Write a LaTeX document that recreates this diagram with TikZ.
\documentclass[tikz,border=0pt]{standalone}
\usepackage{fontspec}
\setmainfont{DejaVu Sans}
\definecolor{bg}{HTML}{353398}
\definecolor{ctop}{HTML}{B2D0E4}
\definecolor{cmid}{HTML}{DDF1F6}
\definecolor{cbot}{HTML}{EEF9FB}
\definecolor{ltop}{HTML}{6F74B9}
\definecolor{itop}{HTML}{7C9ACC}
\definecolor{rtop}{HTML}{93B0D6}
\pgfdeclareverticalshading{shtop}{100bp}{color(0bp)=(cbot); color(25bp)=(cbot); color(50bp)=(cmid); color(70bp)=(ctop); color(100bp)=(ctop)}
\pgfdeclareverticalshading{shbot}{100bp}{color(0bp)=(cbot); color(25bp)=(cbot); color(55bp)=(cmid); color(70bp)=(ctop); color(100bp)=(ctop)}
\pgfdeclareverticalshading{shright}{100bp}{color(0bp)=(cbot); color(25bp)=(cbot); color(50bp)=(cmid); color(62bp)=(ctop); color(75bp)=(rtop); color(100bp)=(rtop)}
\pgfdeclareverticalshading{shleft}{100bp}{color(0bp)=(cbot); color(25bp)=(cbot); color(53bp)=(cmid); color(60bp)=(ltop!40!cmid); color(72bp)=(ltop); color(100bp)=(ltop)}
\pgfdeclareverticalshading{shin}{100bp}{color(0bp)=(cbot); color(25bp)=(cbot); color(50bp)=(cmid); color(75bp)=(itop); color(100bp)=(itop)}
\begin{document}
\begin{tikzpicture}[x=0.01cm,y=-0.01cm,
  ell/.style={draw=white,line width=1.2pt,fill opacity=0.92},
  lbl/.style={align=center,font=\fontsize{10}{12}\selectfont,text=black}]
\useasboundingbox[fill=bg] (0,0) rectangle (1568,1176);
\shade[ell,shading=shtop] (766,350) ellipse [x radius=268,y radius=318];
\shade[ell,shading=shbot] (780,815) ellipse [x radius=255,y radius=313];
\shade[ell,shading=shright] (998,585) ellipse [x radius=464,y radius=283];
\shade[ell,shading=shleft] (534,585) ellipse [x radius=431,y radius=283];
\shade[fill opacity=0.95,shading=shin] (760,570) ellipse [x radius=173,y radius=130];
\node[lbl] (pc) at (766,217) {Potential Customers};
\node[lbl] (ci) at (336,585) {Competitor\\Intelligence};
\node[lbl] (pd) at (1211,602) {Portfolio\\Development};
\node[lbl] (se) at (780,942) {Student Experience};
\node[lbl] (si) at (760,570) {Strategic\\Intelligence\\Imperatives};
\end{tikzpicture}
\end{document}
────────────────
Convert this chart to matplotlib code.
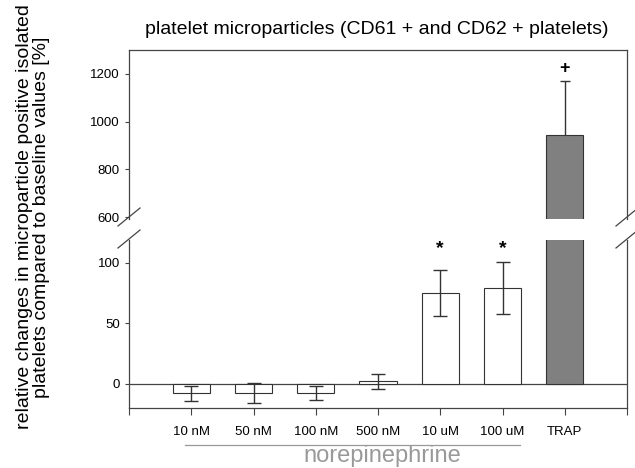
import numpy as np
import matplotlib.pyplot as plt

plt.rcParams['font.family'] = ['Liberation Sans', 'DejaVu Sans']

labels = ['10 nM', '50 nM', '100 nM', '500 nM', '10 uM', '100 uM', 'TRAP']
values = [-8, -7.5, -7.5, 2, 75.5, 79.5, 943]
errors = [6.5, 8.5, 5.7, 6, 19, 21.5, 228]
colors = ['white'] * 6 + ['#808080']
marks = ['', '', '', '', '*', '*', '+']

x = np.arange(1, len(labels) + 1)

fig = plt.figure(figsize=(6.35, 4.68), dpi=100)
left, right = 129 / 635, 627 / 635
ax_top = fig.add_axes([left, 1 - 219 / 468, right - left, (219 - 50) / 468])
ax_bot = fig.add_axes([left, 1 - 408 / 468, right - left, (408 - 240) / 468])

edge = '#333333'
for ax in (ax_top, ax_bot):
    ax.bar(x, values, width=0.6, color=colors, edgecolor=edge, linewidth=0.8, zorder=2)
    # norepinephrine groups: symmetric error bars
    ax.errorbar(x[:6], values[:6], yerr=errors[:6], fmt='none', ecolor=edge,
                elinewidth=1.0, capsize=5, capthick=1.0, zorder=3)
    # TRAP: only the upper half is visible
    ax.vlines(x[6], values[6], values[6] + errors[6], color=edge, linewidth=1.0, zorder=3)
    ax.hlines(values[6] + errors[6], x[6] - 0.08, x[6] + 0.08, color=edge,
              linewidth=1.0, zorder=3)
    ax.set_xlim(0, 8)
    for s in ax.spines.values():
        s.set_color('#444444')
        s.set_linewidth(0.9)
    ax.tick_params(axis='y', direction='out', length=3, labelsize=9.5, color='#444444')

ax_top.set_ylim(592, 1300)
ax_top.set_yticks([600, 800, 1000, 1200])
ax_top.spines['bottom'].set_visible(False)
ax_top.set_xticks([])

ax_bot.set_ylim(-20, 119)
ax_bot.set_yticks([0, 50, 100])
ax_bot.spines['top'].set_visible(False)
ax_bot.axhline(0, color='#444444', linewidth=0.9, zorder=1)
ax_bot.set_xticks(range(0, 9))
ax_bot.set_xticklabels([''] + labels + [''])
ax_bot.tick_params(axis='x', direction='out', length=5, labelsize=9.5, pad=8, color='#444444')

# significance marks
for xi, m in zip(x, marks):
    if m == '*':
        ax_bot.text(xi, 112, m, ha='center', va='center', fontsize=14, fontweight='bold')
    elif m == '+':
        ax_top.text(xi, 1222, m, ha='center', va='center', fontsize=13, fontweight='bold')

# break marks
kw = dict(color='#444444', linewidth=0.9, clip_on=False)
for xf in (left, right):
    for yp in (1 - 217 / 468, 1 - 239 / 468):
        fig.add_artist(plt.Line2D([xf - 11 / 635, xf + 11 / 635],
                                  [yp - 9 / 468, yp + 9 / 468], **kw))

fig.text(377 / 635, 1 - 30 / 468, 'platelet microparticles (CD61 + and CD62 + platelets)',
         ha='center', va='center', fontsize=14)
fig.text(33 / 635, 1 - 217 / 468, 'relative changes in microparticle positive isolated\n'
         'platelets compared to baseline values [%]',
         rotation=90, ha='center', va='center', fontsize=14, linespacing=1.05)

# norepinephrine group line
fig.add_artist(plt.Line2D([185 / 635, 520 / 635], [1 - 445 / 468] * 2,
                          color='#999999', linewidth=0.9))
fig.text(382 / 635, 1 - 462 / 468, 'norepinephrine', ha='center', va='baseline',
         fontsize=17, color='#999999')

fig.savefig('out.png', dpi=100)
────────────────
JOB: Copy out every line from the data above that has "this" in it.

RESPONSE:
Write a LaTeX document that recreates this diagram with TikZ.
Convert this chart to matplotlib code.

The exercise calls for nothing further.